Task to complete: Each line of the material must be repeated precisely, with the pictures left out.

Data block:
***

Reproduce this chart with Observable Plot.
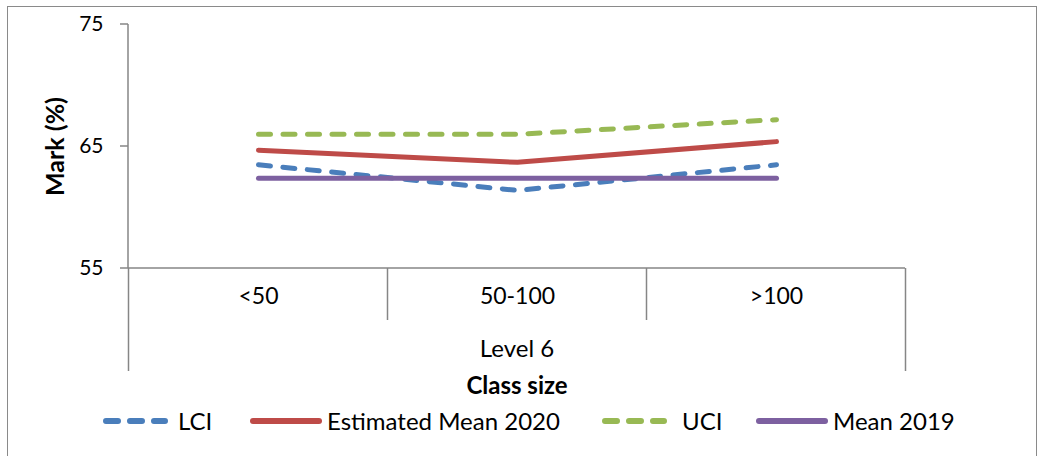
<!DOCTYPE html>
<html>
<head>
<meta charset="utf-8">
<script src="https://cdn.jsdelivr.net/npm/d3@7"></script>
<script src="https://cdn.jsdelivr.net/npm/@observablehq/plot@0.6"></script>
<style>
  html, body { margin: 0; padding: 0; background: #fff; }
  #wrap { position: relative; width: 1041px; height: 456px; overflow: hidden; font-family: Lato, "Open Sans", sans-serif; }
  #border { position: absolute; left: 7px; top: 6px; width: 1030px; height: 452px; border: 1.5px solid #8a8a8a; box-sizing: border-box; pointer-events: none; }
  #chart { position: absolute; left: 0; top: 0; }
  #legend { position: absolute; left: 0; top: 406px; width: 1041px; height: 30px; font-size: 24px; color: #000; white-space: nowrap; }
  #legend svg { position: absolute; top: 9px; display: block; }
  #legend span { position: absolute; top: 0; line-height: 30px; }
</style>
</head>
<body>
<div id="wrap">
  <div id="chart"></div>
  <div id="legend"></div>
  <div id="border"></div>
</div>
<script>
// ---- data ----
const categories = ["<50", "50-100", ">100"];
const groupLabel = "Level 6";
const lci      = [63.5, 61.4, 63.5];
const est2020  = [64.7, 63.7, 65.4];
const uci      = [66.0, 66.0, 67.2];
const mean2019 = [62.4, 62.4, 62.4];
const yTicks = [55, 65, 75];
const yDomain = [55, 75];
const seriesNames = ["LCI", "Estimated Mean 2020", "UCI", "Mean 2019"];

// ---- styles ----
const colors = ["#4A7EBB", "#BE4B48", "#98B954", "#7D60A0"];
const dashed = [true, false, true, false];
const seriesValues = [lci, est2020, uci, mean2019];
const LW = 5;
const DASH = "12,12.5";
const legendSwatchX = [103, 250, 602, 756];
const legendTextX = [178, 327, 682, 833];

const rows = seriesNames.map((name, s) => categories.map((c, i) => ({series: name, cat: c, value: seriesValues[s][i]})));

const axisDecor = (index, scales, values, dims) => {
  const {width, marginLeft, marginRight} = dims;
  const x = scales.x, y = scales.y;
  const left = marginLeft, right = width - marginRight;
  const bottom = y(yDomain[0]), top = y(yDomain[1]);
  const g = d3.create("svg:g").attr("stroke", "#868686").attr("stroke-width", 1.5).attr("fill", "none");
  g.append("line").attr("x1", left).attr("x2", left).attr("y1", top).attr("y2", bottom);
  for (const t of yTicks) g.append("line").attr("x1", left - 8).attr("x2", left).attr("y1", y(t)).attr("y2", y(t));
  g.append("line").attr("x1", left).attr("x2", right).attr("y1", bottom).attr("y2", bottom);
  const pos = categories.map(c => x(c));
  const step = pos[1] - pos[0];
  const bounds = [pos[0] - step / 2, ...pos.slice(1).map((p, i) => (p + pos[i]) / 2), pos[pos.length - 1] + step / 2];
  bounds.forEach((b, i) => {
    const outer = i === 0 || i === bounds.length - 1;
    g.append("line").attr("x1", b).attr("x2", b).attr("y1", bottom).attr("y2", bottom + (outer ? 103 : 52));
  });
  return g.node();
};

const plot = Plot.plot({
  width: 1041,
  height: 456,
  marginLeft: 128,
  marginRight: 136,
  marginTop: 24,
  marginBottom: 188,
  style: {fontFamily: "Lato, 'Open Sans', sans-serif", fontSize: "20px", color: "#000", background: "transparent"},
  x: {type: "point", domain: categories, padding: 0.5, axis: null},
  y: {domain: yDomain, axis: null},
  marks: [
    axisDecor,
    Plot.text(yTicks, {y: d => d, frameAnchor: "left", dx: -25, textAnchor: "end", fontSize: 21, fill: "#000"}),
    Plot.text(categories, {x: d => d, frameAnchor: "bottom", dy: 35, fontSize: 23, fill: "#000"}),
    Plot.text([groupLabel], {frameAnchor: "bottom", dy: 88, fontSize: 24, fill: "#000"}),
    Plot.text(["Class size"], {frameAnchor: "bottom", dy: 125, fontSize: 24, fontWeight: "bold", fill: "#000"}),
    Plot.text(["Mark (%)"], {frameAnchor: "left", dx: -73, rotate: -90, textAnchor: "middle", fontSize: 25, fontWeight: "bold", fill: "#000"}),
    ...rows.map((r, s) => Plot.line(r, {
      x: "cat", y: "value",
      stroke: colors[s], strokeWidth: LW,
      strokeDasharray: dashed[s] ? DASH : null,
      strokeLinecap: "round", strokeLinejoin: "round"
    }))
  ]
});
document.getElementById("chart").appendChild(plot);

// ---- legend ----
const legend = document.getElementById("legend");
const ns = "http://www.w3.org/2000/svg";
seriesNames.forEach((name, s) => {
  const sv = document.createElementNS(ns, "svg");
  sv.setAttribute("width", 72); sv.setAttribute("height", 12);
  sv.style.left = legendSwatchX[s] + "px";
  const ln = document.createElementNS(ns, "line");
  ln.setAttribute("x1", 3); ln.setAttribute("x2", dashed[s] ? 62 : 69);
  ln.setAttribute("y1", 6); ln.setAttribute("y2", 6);
  ln.setAttribute("stroke", colors[s]); ln.setAttribute("stroke-width", LW + 1);
  ln.setAttribute("stroke-linecap", "round");
  if (dashed[s]) ln.setAttribute("stroke-dasharray", "12,12");
  sv.appendChild(ln);
  legend.appendChild(sv);
  const sp = document.createElement("span");
  sp.textContent = name;
  sp.style.left = legendTextX[s] + "px";
  legend.appendChild(sp);
});
</script>
</body>
</html>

***

Complete answer:
Reproduce this chart with Observable Plot.
<!DOCTYPE html>
<html>
<head>
<meta charset="utf-8">
<script src="https://cdn.jsdelivr.net/npm/d3@7"></script>
<script src="https://cdn.jsdelivr.net/npm/@observablehq/plot@0.6"></script>
<style>
  html, body { margin: 0; padding: 0; background: #fff; }
  #wrap { position: relative; width: 1041px; height: 456px; overflow: hidden; font-family: Lato, "Open Sans", sans-serif; }
  #border { position: absolute; left: 7px; top: 6px; width: 1030px; height: 452px; border: 1.5px solid #8a8a8a; box-sizing: border-box; pointer-events: none; }
  #chart { position: absolute; left: 0; top: 0; }
  #legend { position: absolute; left: 0; top: 406px; width: 1041px; height: 30px; font-size: 24px; color: #000; white-space: nowrap; }
  #legend svg { position: absolute; top: 9px; display: block; }
  #legend span { position: absolute; top: 0; line-height: 30px; }
</style>
</head>
<body>
<div id="wrap">
  <div id="chart"></div>
  <div id="legend"></div>
  <div id="border"></div>
</div>
<script>
// ---- data ----
const categories = ["<50", "50-100", ">100"];
const groupLabel = "Level 6";
const lci      = [63.5, 61.4, 63.5];
const est2020  = [64.7, 63.7, 65.4];
const uci      = [66.0, 66.0, 67.2];
const mean2019 = [62.4, 62.4, 62.4];
const yTicks = [55, 65, 75];
const yDomain = [55, 75];
const seriesNames = ["LCI", "Estimated Mean 2020", "UCI", "Mean 2019"];

// ---- styles ----
const colors = ["#4A7EBB", "#BE4B48", "#98B954", "#7D60A0"];
const dashed = [true, false, true, false];
const seriesValues = [lci, est2020, uci, mean2019];
const LW = 5;
const DASH = "12,12.5";
const legendSwatchX = [103, 250, 602, 756];
const legendTextX = [178, 327, 682, 833];

const rows = seriesNames.map((name, s) => categories.map((c, i) => ({series: name, cat: c, value: seriesValues[s][i]})));

const axisDecor = (index, scales, values, dims) => {
  const {width, marginLeft, marginRight} = dims;
  const x = scales.x, y = scales.y;
  const left = marginLeft, right = width - marginRight;
  const bottom = y(yDomain[0]), top = y(yDomain[1]);
  const g = d3.create("svg:g").attr("stroke", "#868686").attr("stroke-width", 1.5).attr("fill", "none");
  g.append("line").attr("x1", left).attr("x2", left).attr("y1", top).attr("y2", bottom);
  for (const t of yTicks) g.append("line").attr("x1", left - 8).attr("x2", left).attr("y1", y(t)).attr("y2", y(t));
  g.append("line").attr("x1", left).attr("x2", right).attr("y1", bottom).attr("y2", bottom);
  const pos = categories.map(c => x(c));
  const step = pos[1] - pos[0];
  const bounds = [pos[0] - step / 2, ...pos.slice(1).map((p, i) => (p + pos[i]) / 2), pos[pos.length - 1] + step / 2];
  bounds.forEach((b, i) => {
    const outer = i === 0 || i === bounds.length - 1;
    g.append("line").attr("x1", b).attr("x2", b).attr("y1", bottom).attr("y2", bottom + (outer ? 103 : 52));
  });
  return g.node();
};

const plot = Plot.plot({
  width: 1041,
  height: 456,
  marginLeft: 128,
  marginRight: 136,
  marginTop: 24,
  marginBottom: 188,
  style: {fontFamily: "Lato, 'Open Sans', sans-serif", fontSize: "20px", color: "#000", background: "transparent"},
  x: {type: "point", domain: categories, padding: 0.5, axis: null},
  y: {domain: yDomain, axis: null},
  marks: [
    axisDecor,
    Plot.text(yTicks, {y: d => d, frameAnchor: "left", dx: -25, textAnchor: "end", fontSize: 21, fill: "#000"}),
    Plot.text(categories, {x: d => d, frameAnchor: "bottom", dy: 35, fontSize: 23, fill: "#000"}),
    Plot.text([groupLabel], {frameAnchor: "bottom", dy: 88, fontSize: 24, fill: "#000"}),
    Plot.text(["Class size"], {frameAnchor: "bottom", dy: 125, fontSize: 24, fontWeight: "bold", fill: "#000"}),
    Plot.text(["Mark (%)"], {frameAnchor: "left", dx: -73, rotate: -90, textAnchor: "middle", fontSize: 25, fontWeight: "bold", fill: "#000"}),
    ...rows.map((r, s) => Plot.line(r, {
      x: "cat", y: "value",
      stroke: colors[s], strokeWidth: LW,
      strokeDasharray: dashed[s] ? DASH : null,
      strokeLinecap: "round", strokeLinejoin: "round"
    }))
  ]
});
document.getElementById("chart").appendChild(plot);

// ---- legend ----
const legend = document.getElementById("legend");
const ns = "http://www.w3.org/2000/svg";
seriesNames.forEach((name, s) => {
  const sv = document.createElementNS(ns, "svg");
  sv.setAttribute("width", 72); sv.setAttribute("height", 12);
  sv.style.left = legendSwatchX[s] + "px";
  const ln = document.createElementNS(ns, "line");
  ln.setAttribute("x1", 3); ln.setAttribute("x2", dashed[s] ? 62 : 69);
  ln.setAttribute("y1", 6); ln.setAttribute("y2", 6);
  ln.setAttribute("stroke", colors[s]); ln.setAttribute("stroke-width", LW + 1);
  ln.setAttribute("stroke-linecap", "round");
  if (dashed[s]) ln.setAttribute("stroke-dasharray", "12,12");
  sv.appendChild(ln);
  legend.appendChild(sv);
  const sp = document.createElement("span");
  sp.textContent = name;
  sp.style.left = legendTextX[s] + "px";
  legend.appendChild(sp);
});
</script>
</body>
</html>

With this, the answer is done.